インターネットで犯行の様子を生中継する等、容疑者達は実に計画的だ。人種差別的な反移民感情が、彼等をイスラム教徒排除に駆り立てたのだろう。
「仮想敵を作り上げ、其れを叩いたり、排除する姿勢を見せる事で、自らの支持者を集める。」という手法は、アメリカに限った事では無く、世界的に広まっている。日本でも小泉純一郎首相時代に顕著となり、安倍晋三首相も好んで多用しているし、小泉進次郎議員も「“高齢者”を仮想敵にし、叩く事で若者の支持を集め様としている。」様な節が在る。
過去に何度か書いているけれど、こういう“排他主義”は非常に危険。歴史を振り返れば、「排他主義が進んだ国は、必ずや国民が悲惨な状況に陥っている。」のだ。「『好きじゃ無いから。』という理由で特定の存在を面白おかしく排除する人達は、“排除の嵐”がどんどん広がりを見せ、軈ては自分達が排除される側に回る。」という事も、歴史から学ばなければいけない。排他主義は人類を不幸にこそすれ、決して幸福にはしないのだ。
人は社会に適応出来なくなると、過激化すると思います。同じ考え方、思想を持った人々だけで寄り集まる事、ネット社会はそうした環境を作り易いのでしょうね。言論の共通性、危険なサークルというのは、人を甘やかす事もあると思いますし、犯行を中継しているあたり、SNSの威力も知っており、欲望が自己顕示に達した、という事でしょう。
政治の世界であれば、賢明なリーダーが、憎悪の応酬にブレーキをかける事が出来ますが、言論の自由、表現の自由、過激であろうとも、何でも自由と考えたがる、個人へのブレーキをどうするか、という事は、社会的な課題でしょうね。
今回の事件、自身の考えの実行という面に加え、隆様も書かれている様に“自己顕示欲の発露”という面も、可成り強い様に感じます。そういう意味では、劇場型犯罪と言えるのでしょうね。

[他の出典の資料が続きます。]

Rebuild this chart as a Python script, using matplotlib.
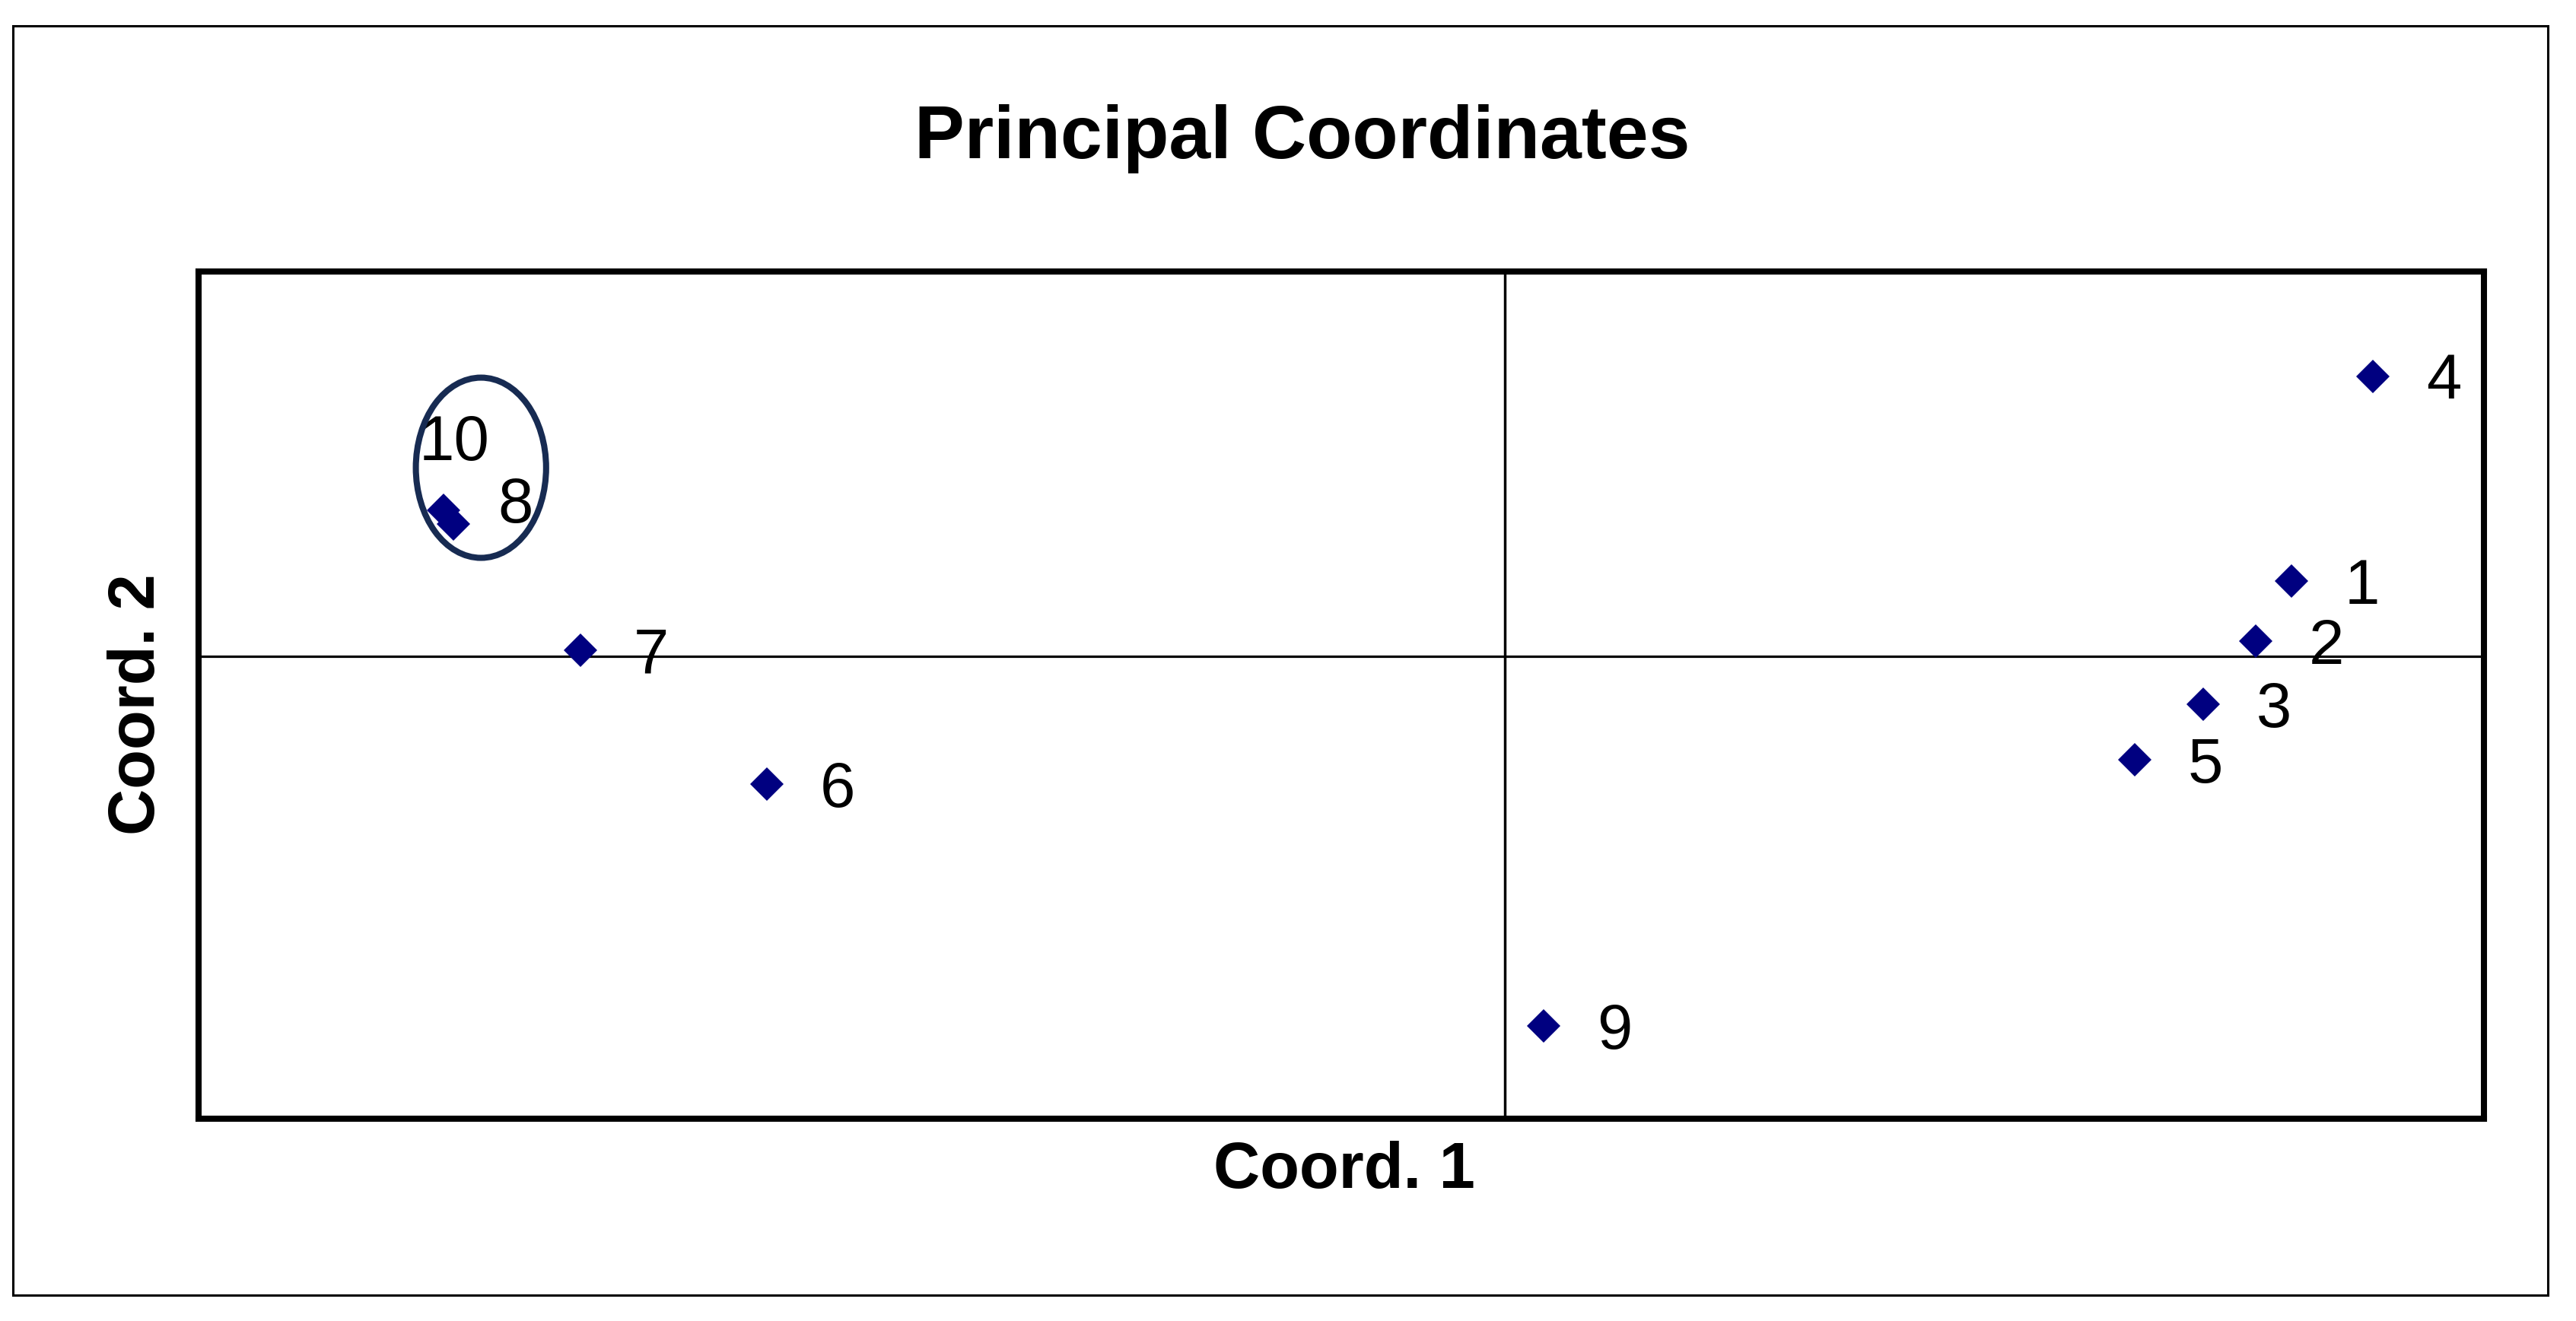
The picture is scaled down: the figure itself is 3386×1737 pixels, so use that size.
import matplotlib.pyplot as plt
from matplotlib.patches import Ellipse, Rectangle

# principal coordinates of the 10 samples
labels = ['1', '2', '3', '4', '5', '6', '7', '8', '9', '10']
coord1 = [0.241, 0.230, 0.214, 0.266, 0.193, -0.226, -0.283, -0.325, 0.012, -0.322]
coord2 = [0.049, 0.010, -0.031, 0.182, -0.067, -0.083, 0.004, 0.095, -0.240, 0.086]

TITLE = 'Principal Coordinates'
XLABEL = 'Coord. 1'
YLABEL = 'Coord. 2'

FONT = ['Liberation Sans', 'DejaVu Sans']
NAVY = '#000080'

fig = plt.figure(figsize=(33.87, 17.37), dpi=100)
W, H = 3387, 1737

def fx(px):
	return px / W

def fy(py):
	return 1 - py / H

# outer chart frame
fig.patches.append(Rectangle((fx(17), fy(1702.5)), fx(3349.5) - fx(17), fy(34) - fy(1702.5),
	transform=fig.transFigure, fill=False, edgecolor='black', linewidth=2.2))

ax = fig.add_axes([fx(261), fy(1471), fx(3265) - fx(261), fy(357) - fy(1471)])
ax.set_xlim(-0.4, 0.3)
ax.set_ylim(-0.3, 0.25)
ax.set_xticks([])
ax.set_yticks([])
for s in ax.spines.values():
	s.set_linewidth(5.8)

ax.axhline(0, color='black', linewidth=2.3, zorder=1)
ax.axvline(0, color='black', linewidth=2.5, zorder=1)

ax.plot(coord1, coord2, linestyle='none', marker='D', markersize=22.5,
	markerfacecolor=NAVY, markeredgewidth=0, zorder=3)

# label offsets in points (a few were moved by hand in the original)
offsets = {'8': (51.8, -11.5), '10': (-32.4, 60.5)}
for lab, x, y in zip(labels, coord1, coord2):
	dx, dy = offsets.get(lab, (50.4, -21.2))
	ax.annotate(lab, (x, y), xytext=(dx, dy), textcoords='offset points',
		ha='left', va='baseline', fontsize=60, family=FONT, color='black', zorder=4)

# ellipse round the 8/10 pair
ax.add_patch(Ellipse((-0.3135, 0.1226), 0.0399, 0.117, fill=False,
	edgecolor='#172B52', linewidth=5.8, zorder=5))

fig.text(fx(1712), fy(208), TITLE, ha='center', va='baseline', fontsize=71,
	fontweight='bold', family=FONT)
fig.text(fx(1767), fy(1562), XLABEL, ha='center', va='baseline', fontsize=61,
	fontweight='bold', family=FONT)
fig.text(fx(203), fy(926), YLABEL, ha='center', va='baseline', fontsize=61,
	fontweight='bold', family=FONT, rotation=90, rotation_mode='anchor')

fig.savefig('out.png', dpi=100)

日本に限って行っても、昔は幅の在る政治家が少なからず存在した。「幅」とは、自分の主義や主張と異なる物で在っても、鷹揚に受け容れる(又は聞き入れる)能力とでも言いましょうか。だから、思想的には右(又は左)で在っても、左(又は右)の人物とも腹を割って話が出来た。今はそういう人物、極めて少数派になった気がします。逆に「少しでも自分と違う考えに耳を傾けたら、其れだけで自分の半生を否定した事になるとでも思いこんでいる狭量な人物。」が増えましたね。